As word of the death of former Southeast Missouri State University president Dr. Bill Atchley spread through Cape Girardeau Saturday, friends and colleagues recalled an honest man, a funny man, a man who did a lot for the university in his one year as president.
Atchley, 68, died Friday night of an apparent heart attack while he was attending a John McCain rally, said Atchley's son, David Atchley, from the home of Atchley and his wife, Pat, in Murrells Inlet, S.C. A memorial service will be held in Cape Girardeau for Atchley at 2 p.m. Saturday at Ford and Sons Mount Auburn Chapel. A reception will follow the service, David Atchley said.
"Bill filled an important role in an important time in the university's history," said Dr. Ken Dobbins, current president of Southeast. "He and Pat have many friends here, and he will be missed by many."
Atchley was named interim president at Southeast in July 1995 while the university searched for a permanent replacement for Dr. Kala Stroup. But regents were so impressed with the momentum Atchley created on campus that they officially naming him the 15th president of the university just before Dr. Dale Nitschke was sworn in as president in July 1996.
"It meant a lot to Bill to be named president," said Dobbins, who was an executive vice president at Southeast while Atchley was president. "It was an honor for him and he appreciated the board doing it."
Atchley, who was born in Cape Girardeau on Feb. 16, 1932, and attended Cape Central High School and Southeast university, had plenty of credentials for running Southeast. He had been president of Clemson University and the University of the Pacific. He was president of the National Science Center Foundation, dean of engineering at West Virginia University; and associate dean and professor of engineering at the University of Missouri-Rolla, where he earned bachelor's and master's degrees in civil engineering. He received his doctorate from Texas A&M University.
"My father felt that being president at Southeast was the quintessential way to finalize his career," David Atchley said. "He always considered Cape Girardeau his hometown."
Betty Lou Vogel of Cape Girardeau has known Atchley and his wife, the former Pat Limbaugh, most of her life. In fact, Vogel and Pat Atchley have been best friends since second grade.
"Bill's is a great success story," Vogel said. "He was a unique individual who made the most of his life."

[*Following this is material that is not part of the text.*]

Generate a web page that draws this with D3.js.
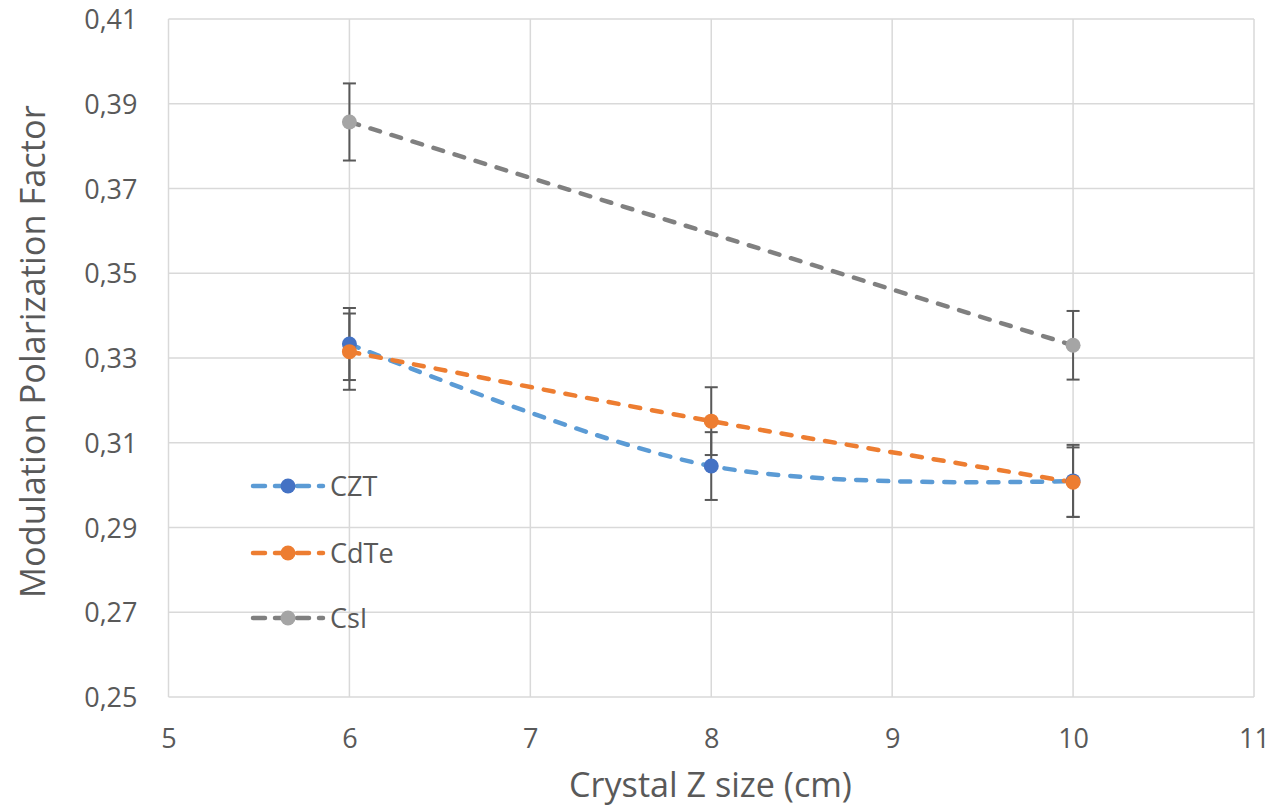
<!DOCTYPE html>
<html>
<head>
<meta charset="utf-8">
<script src="https://cdn.jsdelivr.net/npm/d3@7"></script>
<style>
  body { margin: 0; background: #fff; }
  svg text { font-family: "Open Sans", sans-serif; fill: #595959; }
</style>
</head>
<body>
<div id="chart"></div>
<script>
// values
var seriesNames = ["CZT", "CdTe", "CsI"];
var cztX = [6, 8, 10];
var cztY = [0.3333, 0.3045, 0.3010];
var cztErr = [0.0085, 0.0080, 0.0085];
var cdteX = [6, 8, 10];
var cdteY = [0.3315, 0.3151, 0.3007];
var cdteErr = [0.0090, 0.0080, 0.0082];
var csiX = [6, 10];
var csiY = [0.3857, 0.3330];
var csiErr = [0.0091, 0.0081];
var xTicks = [5, 6, 7, 8, 9, 10, 11];
var yTicks = [0.25, 0.27, 0.29, 0.31, 0.33, 0.35, 0.37, 0.39, 0.41];

var lineColors = ["#5B9BD5", "#ED7D31", "#808080"];
var markColors = ["#4472C4", "#ED7D31", "#A5A5A5"];

var series = [
  { name: seriesNames[0], xs: cztX, ys: cztY, err: cztErr },
  { name: seriesNames[1], xs: cdteX, ys: cdteY, err: cdteErr },
  { name: seriesNames[2], xs: csiX, ys: csiY, err: csiErr }
];

var width = 1274, height = 809;
var margin = { top: 19, left: 168.5 };
var w = 1254 - margin.left, h = 697 - margin.top;

var svg = d3.select("#chart").append("svg")
  .attr("width", width).attr("height", height);
var g = svg.append("g")
  .attr("transform", "translate(" + margin.left + "," + margin.top + ")");

var x = d3.scaleLinear().domain([5, 11]).range([0, w]);
var y = d3.scaleLinear().domain([0.25, 0.41]).range([h, 0]);

// gridlines
g.selectAll(".hgrid").data(yTicks).enter().append("line")
  .attr("x1", 0).attr("x2", w)
  .attr("y1", function (d) { return y(d); })
  .attr("y2", function (d) { return y(d); })
  .attr("stroke", "#D9D9D9").attr("stroke-width", 1.5);
g.selectAll(".vgrid").data(xTicks).enter().append("line")
  .attr("y1", 0).attr("y2", h)
  .attr("x1", function (d) { return x(d); })
  .attr("x2", function (d) { return x(d); })
  .attr("stroke", "#D9D9D9").attr("stroke-width", 1.5);

// axes
var fmt = function (d) { return d3.format(".2f")(d).replace(".", ","); };
var yAxis = g.append("g").call(d3.axisLeft(y).tickValues(yTicks).tickFormat(fmt).tickSize(0).tickPadding(31));
var xAxis = g.append("g").attr("transform", "translate(0," + h + ")")
  .call(d3.axisBottom(x).tickValues(xTicks).tickFormat(d3.format("d")).tickSize(0).tickPadding(0));
[xAxis, yAxis].forEach(function (a) {
  a.select(".domain").remove();
  a.selectAll("text").style("font-size", "27px").attr("fill", "#595959");
});
yAxis.selectAll("text").attr("dy", "0.36em");
xAxis.selectAll("text").attr("dy", 0).attr("y", 51);

// size a title so it spans the same length as in the picture
function fitText(sel, target) {
  var len = sel.node().getComputedTextLength();
  var fs = parseFloat(sel.style("font-size"));
  sel.style("font-size", (fs * target / len) + "px");
}

var xt = svg.append("text")
  .attr("x", 710.5).attr("y", 797)
  .attr("text-anchor", "middle")
  .style("font-size", "30px")
  .text("Crystal Z size (cm)");
fitText(xt, 283);
var yt = svg.append("text")
  .attr("transform", "translate(45,351.5) rotate(-90)")
  .attr("text-anchor", "middle")
  .style("font-size", "30px")
  .text("Modulation Polarization Factor");
fitText(yt, 493);

// lines
var line = d3.line()
  .x(function (d) { return x(d[0]); })
  .y(function (d) { return y(d[1]); })
  .curve(d3.curveCardinal.tension(0));

series.forEach(function (s, i) {
  var pts = s.xs.map(function (v, j) { return [v, s.ys[j]]; });
  g.append("path").datum(pts)
    .attr("d", line)
    .attr("fill", "none")
    .attr("stroke", lineColors[i])
    .attr("stroke-width", 4.5)
    .attr("stroke-dasharray", "10 12")
    .attr("stroke-linecap", "round");
});

// error bars
series.forEach(function (s) {
  var eg = g.append("g");
  s.xs.forEach(function (v, j) {
    var cx = x(v), lo = y(s.ys[j] - s.err[j]), hi = y(s.ys[j] + s.err[j]);
    eg.append("line").attr("x1", cx).attr("x2", cx).attr("y1", lo).attr("y2", hi)
      .attr("stroke", "#595959").attr("stroke-width", 2);
    [lo, hi].forEach(function (yy) {
      eg.append("line").attr("x1", cx - 6.5).attr("x2", cx + 6.5).attr("y1", yy).attr("y2", yy)
        .attr("stroke", "#595959").attr("stroke-width", 2);
    });
  });
});

// markers
series.forEach(function (s, i) {
  g.selectAll(".m" + i).data(s.xs).enter().append("circle")
    .attr("cx", function (d) { return x(d); })
    .attr("cy", function (d, j) { return y(s.ys[j]); })
    .attr("r", 7.5)
    .attr("fill", markColors[i]);
});

// legend
var legY = [486, 553, 618];
series.forEach(function (s, i) {
  var lg = svg.append("g").attr("transform", "translate(253," + legY[i] + ")");
  lg.append("line").attr("x1", 0).attr("x2", 70).attr("y1", 0).attr("y2", 0)
    .attr("stroke", lineColors[i]).attr("stroke-width", 4.5)
    .attr("stroke-dasharray", "12 10").attr("stroke-linecap", "round");
  lg.append("circle").attr("cx", 35).attr("cy", 0).attr("r", 7.5).attr("fill", markColors[i]);
  lg.append("text").attr("x", 77).attr("y", 10).style("font-size", "27px").text(s.name);
});
</script>
</body>
</html>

Vogel said Atchley was a natural leader and in high school was student body president. "He enjoyed politicking. It just came naturally to him," she said.
While Atchley achieved a great deal in his lifetime, Vogel said he never lost his roots.

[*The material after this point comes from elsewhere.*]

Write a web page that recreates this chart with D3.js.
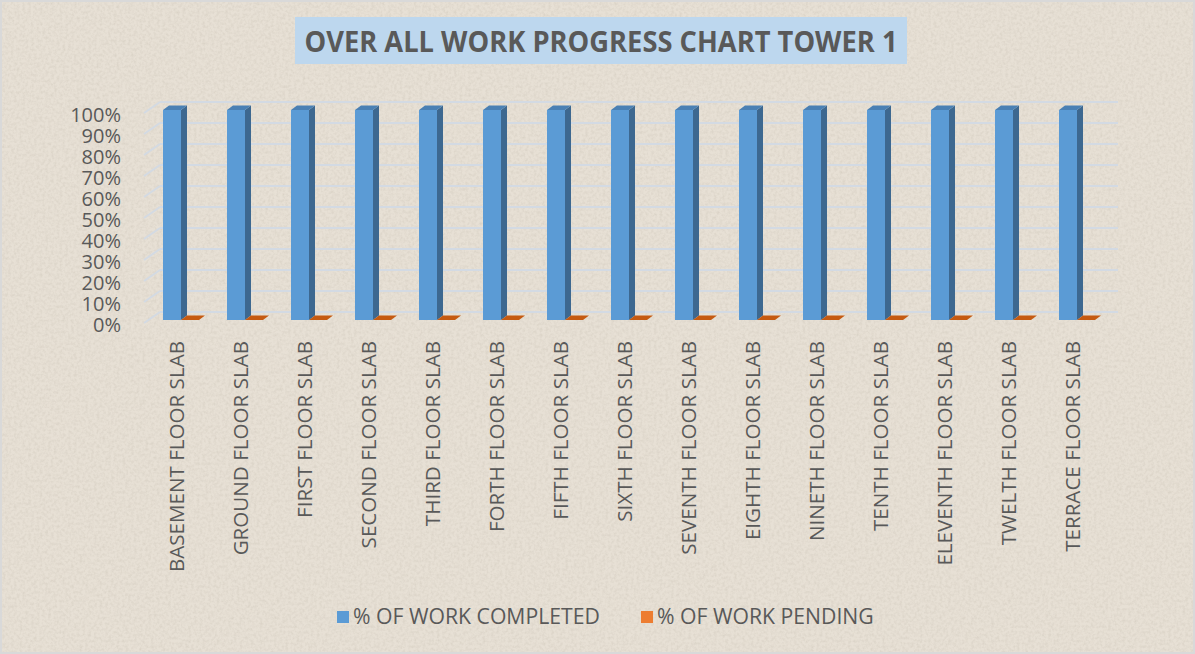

"He was always proud of where he came from," Vogel said.
But the thing she remembers best about him as friend was his humor.
"We loved to have Bill and Pat come to visit because we always laughed so much together," Vogel said.
Dobbins remembers Atchley as always having a smile on his face. "He loved people," Dobbins said.
Dobbins said that while Atchley was only president of the university for a year, he accomplished a lot in that time.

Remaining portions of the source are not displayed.